Significant objects — weapons, artefacts, vehicles, heirlooms, macguffins — deserve the same careful tracking as characters and places. An Object Card gives any item in your story its own dedicated profile, making it easy to keep descriptions consistent and ensuring the AI assistant understands what it is before it offers feedback.

An Object Card for the Kukri Knife open in Auctor, showing the object name, description, properties, and mentioned-in-chapters fields
The Kukri Knife Object Card — name, description, properties, and chapter mentions in one view.

The profile

What's on an Object Card

Object Name & Aliases

The primary name of the item alongside any alternative names, technical names, or in-world slang.
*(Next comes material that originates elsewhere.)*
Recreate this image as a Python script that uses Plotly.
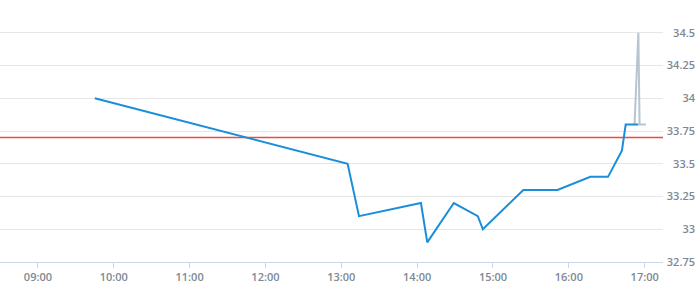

Auctor uses both when scanning your chapters, so references to "the Obsidian Blade" and "the cursed dagger" will both be caught.

Description

A plain-language description of the object — what it looks like, where it came from, who owns it, what it means to your story. Write as much or as little as the item warrants; a family heirloom with a rich history deserves more than a borrowed horse.

Properties

A free-form field for anything mechanical or special about the object — magical effects, combat statistics, unusual capabilities, limitations, or lore. Keeping this separate from the description makes it easy to scan at a glance when you need to reference it mid-chapter.

Mentioned in Chapters

Auctor automatically scans your chapters and lists every one that mentions the object by name or alias. Click any chapter in the list to jump straight to it — useful for checking that you've described the item consistently across scenes.

Getting started

How to use it

  1. 1

    Create a new object from the Explorer panel (under Objects).

  2. 2

    Give it a name and any aliases it goes by in your story.

  3. 3

    Write a description — focus on how it appears and its role in the narrative.

  4. 4

    Use the Properties field for anything rules-like or mechanical: powers, curses, known history, or key limitations.

  5. 5

    Hit Save. The object is now part of your project's context and the AI assistant will reference it when critiquing or answering questions about your story.